ソーシャルメディア時代の口コミが抱える新たな課題
ソーシャルメディアによる口コミ文化の変容は、同時に新たな課題も生み出しています。
1. 情報の偏りとエコーチェンバー
ユーザーが自身の興味関心や既存のつながりに基づいて情報を選別・共有するソーシャルメディアの性質は、エコーチェンバー現象やフィルターバブルを引き起こす可能性があります。これにより、多様な意見や評価が届きにくくなり、特定の情報や評価が過度に強調されるリスクがあります。
2. 偽情報とステルスマーケティングの精緻化
情報のリアルタイム性と拡散力の高さは、意図的な偽情報や根拠のない誹謗中傷が瞬く間に広がるリスクを高めました。また、インフルエンサーなどを介したステルスマーケティングは、広告と口コミの境界を曖昧にし、消費者の判断を惑わせる要因となっています。法規制やプラットフォーム側の対策が求められています。
3. 炎上リスクと風評被害
拡散力の高さは、一部の不適切な情報や炎上を引き起こすような投稿が社会的な批判や非難を浴び、対象に深刻な風評被害をもたらすリスクと隣り合わせです。個人の発言が企業や店舗、あるいは他の個人に与える影響力が従来と比較して圧倒的に大きくなりました。
学術的視点からの考察と今後の展望
ソーシャルメディア時代の口コミ文化は、社会学、メディア論、情報学、経済学、心理学など、様々な学術分野からの研究対象となっています。ネットワーク理論を用いた情報の伝播分析、集合行動論に基づく炎上現象の解明、情報経済学における信頼性のモデル化、心理学的な影響力や説得の研究などが行われています。

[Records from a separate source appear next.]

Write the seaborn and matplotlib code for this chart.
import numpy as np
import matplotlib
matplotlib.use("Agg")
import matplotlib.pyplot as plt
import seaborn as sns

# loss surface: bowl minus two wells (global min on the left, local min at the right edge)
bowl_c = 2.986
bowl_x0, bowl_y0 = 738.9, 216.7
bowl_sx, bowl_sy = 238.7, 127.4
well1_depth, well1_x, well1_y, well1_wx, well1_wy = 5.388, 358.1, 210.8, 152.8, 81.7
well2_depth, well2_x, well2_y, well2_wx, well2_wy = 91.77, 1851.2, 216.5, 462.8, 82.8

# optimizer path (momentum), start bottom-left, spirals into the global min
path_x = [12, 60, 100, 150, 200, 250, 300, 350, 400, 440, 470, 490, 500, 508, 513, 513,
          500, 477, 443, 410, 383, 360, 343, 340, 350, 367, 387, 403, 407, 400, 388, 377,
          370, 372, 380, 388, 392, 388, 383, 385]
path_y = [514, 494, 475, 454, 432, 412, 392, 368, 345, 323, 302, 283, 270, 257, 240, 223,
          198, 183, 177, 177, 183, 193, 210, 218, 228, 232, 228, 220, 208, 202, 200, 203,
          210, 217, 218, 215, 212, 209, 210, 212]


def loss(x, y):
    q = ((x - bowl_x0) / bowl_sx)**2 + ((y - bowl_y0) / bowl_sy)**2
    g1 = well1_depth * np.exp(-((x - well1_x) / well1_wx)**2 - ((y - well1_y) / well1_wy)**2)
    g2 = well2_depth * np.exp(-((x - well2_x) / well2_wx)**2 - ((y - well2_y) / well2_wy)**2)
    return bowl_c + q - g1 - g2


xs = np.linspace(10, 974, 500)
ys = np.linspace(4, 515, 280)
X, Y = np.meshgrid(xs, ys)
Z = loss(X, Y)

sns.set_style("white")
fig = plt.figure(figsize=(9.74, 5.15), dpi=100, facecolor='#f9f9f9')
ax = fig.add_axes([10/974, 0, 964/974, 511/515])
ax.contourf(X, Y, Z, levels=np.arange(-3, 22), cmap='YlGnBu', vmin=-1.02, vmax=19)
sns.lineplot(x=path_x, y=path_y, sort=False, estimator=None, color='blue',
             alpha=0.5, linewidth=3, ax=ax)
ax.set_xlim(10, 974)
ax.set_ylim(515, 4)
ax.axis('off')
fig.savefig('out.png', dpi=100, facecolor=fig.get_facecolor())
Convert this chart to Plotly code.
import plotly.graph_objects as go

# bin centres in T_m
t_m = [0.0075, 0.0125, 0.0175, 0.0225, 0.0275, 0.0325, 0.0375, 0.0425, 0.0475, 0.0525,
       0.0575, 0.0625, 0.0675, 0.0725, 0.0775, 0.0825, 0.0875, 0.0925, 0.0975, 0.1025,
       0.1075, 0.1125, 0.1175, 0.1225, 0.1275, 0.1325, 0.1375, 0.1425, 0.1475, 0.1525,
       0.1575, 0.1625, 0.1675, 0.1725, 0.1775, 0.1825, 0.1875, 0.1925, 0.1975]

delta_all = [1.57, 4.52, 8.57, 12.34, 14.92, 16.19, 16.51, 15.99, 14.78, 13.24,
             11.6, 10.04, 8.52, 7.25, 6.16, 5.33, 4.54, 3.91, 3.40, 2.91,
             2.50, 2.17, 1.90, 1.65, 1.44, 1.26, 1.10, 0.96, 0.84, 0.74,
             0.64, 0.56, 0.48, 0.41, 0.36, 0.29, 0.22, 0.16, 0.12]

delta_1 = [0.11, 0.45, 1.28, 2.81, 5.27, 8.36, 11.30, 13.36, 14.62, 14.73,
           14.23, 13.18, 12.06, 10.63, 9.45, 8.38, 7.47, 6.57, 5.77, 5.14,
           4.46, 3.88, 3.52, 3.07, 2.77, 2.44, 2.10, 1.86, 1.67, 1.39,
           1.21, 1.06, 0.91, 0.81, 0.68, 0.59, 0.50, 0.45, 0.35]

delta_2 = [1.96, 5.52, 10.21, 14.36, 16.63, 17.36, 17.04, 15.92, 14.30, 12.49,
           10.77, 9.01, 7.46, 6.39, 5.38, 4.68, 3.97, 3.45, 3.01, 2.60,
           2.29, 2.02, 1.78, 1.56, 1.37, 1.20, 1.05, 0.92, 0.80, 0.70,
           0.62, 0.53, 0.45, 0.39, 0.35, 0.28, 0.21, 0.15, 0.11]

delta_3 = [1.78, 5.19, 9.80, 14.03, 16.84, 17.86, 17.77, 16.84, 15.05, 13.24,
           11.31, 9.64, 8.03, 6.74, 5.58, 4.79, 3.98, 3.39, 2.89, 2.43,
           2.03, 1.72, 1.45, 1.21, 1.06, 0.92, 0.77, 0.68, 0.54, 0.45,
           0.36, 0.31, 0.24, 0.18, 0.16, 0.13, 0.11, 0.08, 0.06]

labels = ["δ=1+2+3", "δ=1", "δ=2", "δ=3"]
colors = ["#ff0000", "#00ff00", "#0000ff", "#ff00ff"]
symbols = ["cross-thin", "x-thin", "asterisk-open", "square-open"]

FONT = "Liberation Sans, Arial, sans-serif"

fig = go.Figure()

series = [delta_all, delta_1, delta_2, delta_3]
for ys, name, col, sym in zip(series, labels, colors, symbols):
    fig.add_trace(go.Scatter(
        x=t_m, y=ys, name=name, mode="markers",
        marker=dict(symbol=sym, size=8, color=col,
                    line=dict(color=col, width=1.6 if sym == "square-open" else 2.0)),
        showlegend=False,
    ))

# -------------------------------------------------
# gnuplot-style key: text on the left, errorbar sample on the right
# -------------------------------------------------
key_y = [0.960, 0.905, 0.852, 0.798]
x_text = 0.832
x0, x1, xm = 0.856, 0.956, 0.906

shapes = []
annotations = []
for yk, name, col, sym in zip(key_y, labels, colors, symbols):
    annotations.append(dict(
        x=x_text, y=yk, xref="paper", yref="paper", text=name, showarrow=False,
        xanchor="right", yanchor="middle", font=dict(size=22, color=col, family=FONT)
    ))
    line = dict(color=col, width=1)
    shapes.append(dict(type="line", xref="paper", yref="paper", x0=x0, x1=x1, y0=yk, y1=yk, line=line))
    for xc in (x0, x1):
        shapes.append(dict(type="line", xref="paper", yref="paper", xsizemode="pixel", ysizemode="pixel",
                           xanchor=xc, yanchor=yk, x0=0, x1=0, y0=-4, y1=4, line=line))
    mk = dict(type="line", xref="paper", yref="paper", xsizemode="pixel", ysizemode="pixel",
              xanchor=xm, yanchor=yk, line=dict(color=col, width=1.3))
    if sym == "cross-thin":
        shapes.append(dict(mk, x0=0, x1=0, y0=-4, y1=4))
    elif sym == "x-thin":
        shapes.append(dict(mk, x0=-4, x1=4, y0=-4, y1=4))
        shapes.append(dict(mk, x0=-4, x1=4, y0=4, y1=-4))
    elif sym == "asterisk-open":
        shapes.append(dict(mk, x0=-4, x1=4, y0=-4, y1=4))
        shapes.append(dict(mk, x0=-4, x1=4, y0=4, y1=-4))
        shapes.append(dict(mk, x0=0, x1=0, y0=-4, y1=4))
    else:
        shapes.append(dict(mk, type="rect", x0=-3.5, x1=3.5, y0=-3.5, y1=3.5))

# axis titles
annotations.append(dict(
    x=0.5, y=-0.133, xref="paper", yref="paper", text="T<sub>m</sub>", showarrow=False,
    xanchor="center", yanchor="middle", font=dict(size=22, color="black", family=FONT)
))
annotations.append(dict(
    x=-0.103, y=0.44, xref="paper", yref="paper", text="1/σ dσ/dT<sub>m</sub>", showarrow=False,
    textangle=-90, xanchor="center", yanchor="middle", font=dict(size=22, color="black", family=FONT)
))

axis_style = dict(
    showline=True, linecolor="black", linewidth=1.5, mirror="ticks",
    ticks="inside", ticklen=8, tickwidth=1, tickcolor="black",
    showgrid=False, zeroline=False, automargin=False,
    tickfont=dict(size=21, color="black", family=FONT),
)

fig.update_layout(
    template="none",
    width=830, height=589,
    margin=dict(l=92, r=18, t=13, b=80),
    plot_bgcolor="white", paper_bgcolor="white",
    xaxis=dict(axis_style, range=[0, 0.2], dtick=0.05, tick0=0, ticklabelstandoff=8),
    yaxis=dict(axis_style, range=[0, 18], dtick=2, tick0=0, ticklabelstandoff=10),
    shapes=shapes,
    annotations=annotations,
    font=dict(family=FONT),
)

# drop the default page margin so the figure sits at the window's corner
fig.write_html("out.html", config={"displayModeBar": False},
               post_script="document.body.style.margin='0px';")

今後も、AIによる口コミ分析の進化、VR/AR技術の普及による新たな体験共有、そしてプラットフォームの規制強化や透明性への要求など、技術的・社会的な変化が口コミ文化に影響を与え続けると考えられます。ソーシャルメディア時代の口コミ文化を理解することは、現代社会における情報流通、評判形成、消費者行動を深く考察する上で不可欠な課題と言えます。
まとめ
ソーシャルメディアの登場は、口コミを従来の限定的なネットワークや匿名空間から、個人のアイデンティティと結びついた、リアルタイムかつ視覚的な情報共有へと質的に変化させました。これにより、情報の拡散力やインフルエンサーの影響力が増大した一方、偽情報、ステルスマーケティング、風評被害といった新たな課題も顕在化しています。これらの変容を、学術的な知見を援用しながら深く分析し理解することは、現代の口コミ文化が社会に与える影響を正確に把握するために極めて重要です。